After several years in the transportation industry, I can tell you that even products labeled "Made in the USA" products often have components that come from overseas. "Made in the USA" is a marketing tool and very often is just plain not true. Part of the reason is that there are Very Very few companies of any size that are not multi-nationals or owned by multi-nationals. Also, since everything is done with a profit motive, it makes sense in terms of that type of thinking, to go where the expenses are the cheapest.

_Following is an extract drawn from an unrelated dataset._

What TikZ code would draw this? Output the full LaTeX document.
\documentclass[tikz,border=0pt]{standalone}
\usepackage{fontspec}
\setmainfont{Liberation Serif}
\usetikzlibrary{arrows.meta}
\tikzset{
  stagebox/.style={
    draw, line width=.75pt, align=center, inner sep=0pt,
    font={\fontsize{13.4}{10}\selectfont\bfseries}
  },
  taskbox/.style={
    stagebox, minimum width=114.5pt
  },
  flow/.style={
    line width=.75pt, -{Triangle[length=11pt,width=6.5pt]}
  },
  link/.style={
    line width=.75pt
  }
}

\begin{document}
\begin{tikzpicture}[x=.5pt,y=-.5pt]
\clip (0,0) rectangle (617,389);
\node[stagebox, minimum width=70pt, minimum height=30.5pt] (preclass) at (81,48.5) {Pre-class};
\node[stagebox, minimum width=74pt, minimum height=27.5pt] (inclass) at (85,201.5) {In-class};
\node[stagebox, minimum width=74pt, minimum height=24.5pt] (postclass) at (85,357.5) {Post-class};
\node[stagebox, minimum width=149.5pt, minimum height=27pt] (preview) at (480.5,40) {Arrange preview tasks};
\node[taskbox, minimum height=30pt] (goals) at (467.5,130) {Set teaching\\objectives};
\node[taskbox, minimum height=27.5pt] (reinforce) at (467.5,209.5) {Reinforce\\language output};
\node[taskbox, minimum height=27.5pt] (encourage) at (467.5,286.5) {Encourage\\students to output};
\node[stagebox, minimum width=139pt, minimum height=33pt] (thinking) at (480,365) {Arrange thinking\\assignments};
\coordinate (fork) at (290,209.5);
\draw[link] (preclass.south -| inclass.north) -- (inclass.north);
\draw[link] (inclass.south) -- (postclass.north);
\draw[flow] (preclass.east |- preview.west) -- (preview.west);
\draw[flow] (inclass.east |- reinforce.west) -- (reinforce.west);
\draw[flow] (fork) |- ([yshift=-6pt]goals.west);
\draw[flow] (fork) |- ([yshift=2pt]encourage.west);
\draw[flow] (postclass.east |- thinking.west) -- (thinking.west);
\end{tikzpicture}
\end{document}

For instance, there used to be a factory that "made" cheap tools near where we lived. We knew people that worked there. Take, for example, a hammer. The hammer head and handle were manufactured in China and then shipped to this factory. According to the "Made in the USA" rules, if the hammer head was heated up to a certain tempurature and whacked once, within the legal definition of "Made in the USA," the hammer head could be said to have been "made" in the USA (it's got something to do with the legal definition of metal work/blacksmith type stuff, in "making" something)...then the handle could be put on and it could be sold as a hammer that was "Made in the USA" when in the spirit of "Made in the USA" it wasn't.
Now it's not just cheap components or toys that are made overseas, IT jobs and customer service jobs are going overseas in droves, as many on this board have had personal experience with. I'd venture to say that it is not possible to live in modern Western society and "strain out" everything from your life that was "Made in China" or Taiwan, or India, or a maquiladoro in the Mexican border...

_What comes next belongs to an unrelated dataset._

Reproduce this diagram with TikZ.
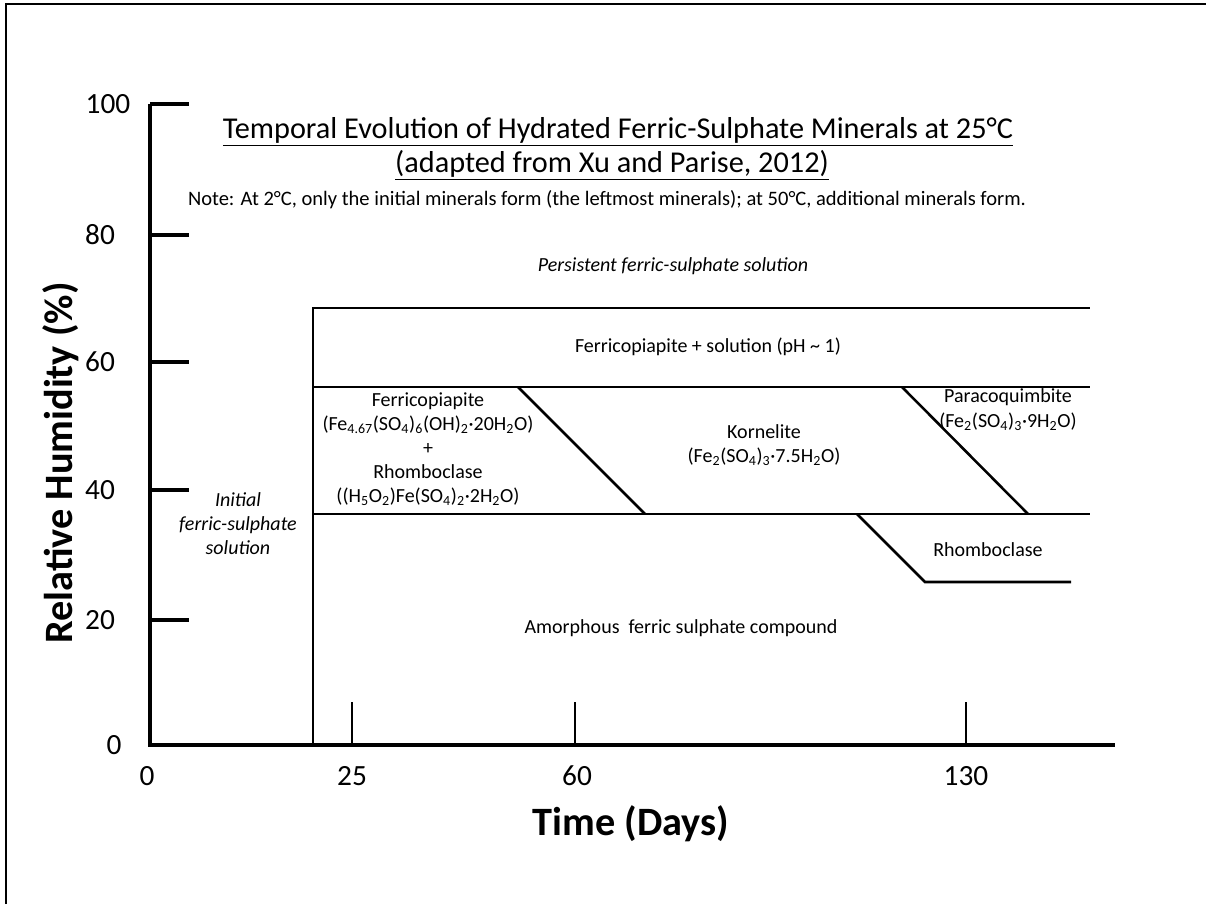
\documentclass[tikz,border=0pt]{standalone}
\usepackage{fontspec}
\setmainfont{Carlito}
\begin{document}
\begin{tikzpicture}[x=0.75pt,y=-0.75pt,
  axisline/.style={line width=3pt},
  xtick/.style={line width=2.2pt},
  bound/.style={line width=1.9pt},
  ticklbl/.style={inner sep=0pt, font=\fontsize{22}{26}\selectfont},
  axtitle/.style={inner sep=0pt, font=\fontsize{30.2}{34}\selectfont\bfseries},
  region/.style={inner sep=0pt, align=center, font=\fontsize{15}{18}\selectfont},
  iregion/.style={region, font=\fontsize{15}{18}\selectfont\itshape}]
\useasboundingbox (0,0) rectangle (1206,904);
% frame
\draw[line width=1pt] (6,904) -- (6,4) -- (1206,4);
% axes
\coordinate (O) at (150,745);
\coordinate (Ytop) at (150,104);
\coordinate (Xend) at (1115,745);
\draw[axisline] (Ytop) -- (O) -- (Xend);
\foreach \yy in {104,235,362,490,620}{
  \draw[axisline] (150,\yy) -- (189,\yy);
}
\node[ticklbl] (y100) at (108,104) {100};
\node[ticklbl] (y80)  at (100,235) {80};
\node[ticklbl] (y60)  at (100,362) {60};
\node[ticklbl] (y40)  at (100,490) {40};
\node[ticklbl] (y20)  at (100,620) {20};
\node[ticklbl] (y0)   at (114,745) {0};
\foreach \xx in {352,575,966}{
  \draw[xtick] (\xx,745) -- (\xx,702);
}
\node[ticklbl] (x0)   at (147,776) {0};
\node[ticklbl] (x25)  at (352,776) {25};
\node[ticklbl] (x60)  at (577,776) {60};
\node[ticklbl] (x130) at (966,776) {130};
\node[axtitle] (xt) at (631,824) {Time (Days)};
\node[axtitle, rotate=90] (yt) at (61,463) {Relative Humidity (\%)};
% title
\node[inner sep=0pt, align=center, font=\fontsize{22.7}{25}\selectfont] (t1) at (618,132)
  {\underline{Temporal Evolution of Hydrated Ferric-Sulphate Minerals at 25°C}};
\node[inner sep=0pt, align=center, font=\fontsize{22.7}{25}\selectfont] (t2) at (612,165)
  {\underline{(adapted from Xu and Parise, 2012)}};
\node[inner sep=0pt, font=\fontsize{15.4}{18}\selectfont] (note) at (607,200)
  {Note: At 2°C, only the initial minerals form (the leftmost minerals); at 50°C, additional minerals form.};
% boundaries
\coordinate (a1) at (313,745);
\coordinate (a2) at (313,308);
\coordinate (a3) at (1090,308);
\coordinate (b1) at (313,387);
\coordinate (b2) at (1090,387);
\coordinate (c1) at (313,514);
\coordinate (c2) at (1090,514);
\draw[bound] (a1) -- (a2) -- (a3);
\draw[bound] (b1) -- (b2);
\draw[bound] (c1) -- (c2);
\draw[bound] (518,387) -- (645,514);
\draw[bound] (902,387) -- (1028,514);
\draw[bound] (857,514) -- (925,582) -- (1071,582);
% region labels
\node[iregion] (persist) at (673,266) {Persistent ferric-sulphate solution};
\node[region] (fcsol) at (708,347) {Ferricopiapite + solution (pH \textasciitilde\ 1)};
\node[region] (fcrh) at (428,449)
  {Ferricopiapite\\(Fe\textsubscript{4.67}(SO\textsubscript{4})\textsubscript{6}(OH)\textsubscript{2}·20H\textsubscript{2}O)\\+\\Rhomboclase\\((H\textsubscript{5}O\textsubscript{2})Fe(SO\textsubscript{4})\textsubscript{2}·2H\textsubscript{2}O)};
\node[region] (korn) at (764,445)
  {Kornelite\\(Fe\textsubscript{2}(SO\textsubscript{4})\textsubscript{3}·7.5H\textsubscript{2}O)};
\node[region, font=\fontsize{15}{18.75}\selectfont] (para) at (1008,410)
  {Paracoquimbite\\(Fe\textsubscript{2}(SO\textsubscript{4})\textsubscript{3}·9H\textsubscript{2}O)};
\node[region] (rhombo) at (988,550) {Rhomboclase};
\node[iregion] (init) at (238,524)
  {Initial\\ferric-sulphate\\solution};
\node[region] (amor) at (681,628) {Amorphous\ \ ferric sulphate compound};
\end{tikzpicture}
\end{document}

Squeeze every penny of profit out with no consideration of human rights, quality or environmental regulations...that's just the way corporations work nowadays.
Edited because I forgot to say: It's a downward spiral...people in general aren't willing to pay extra for stuff when they can get the "Made in China" (or wherever) item cheaper. And as people's real incomes go down (partially as jobs are shipped overseas), they simply can't afford to shop with their consciences rather than their pocketbooks. How often have you heard about abuses by Wal-Mart? That they keep their employees at just under full-time so they don't have to pay benefits, and sell stuff made by child labor in sweatshops...yet who "has" to shop at Wal-Mart because they just can't afford to shop anywhere else? The poor (especially the rural poor, in my experience). Because they can't afford to shop anywhere else.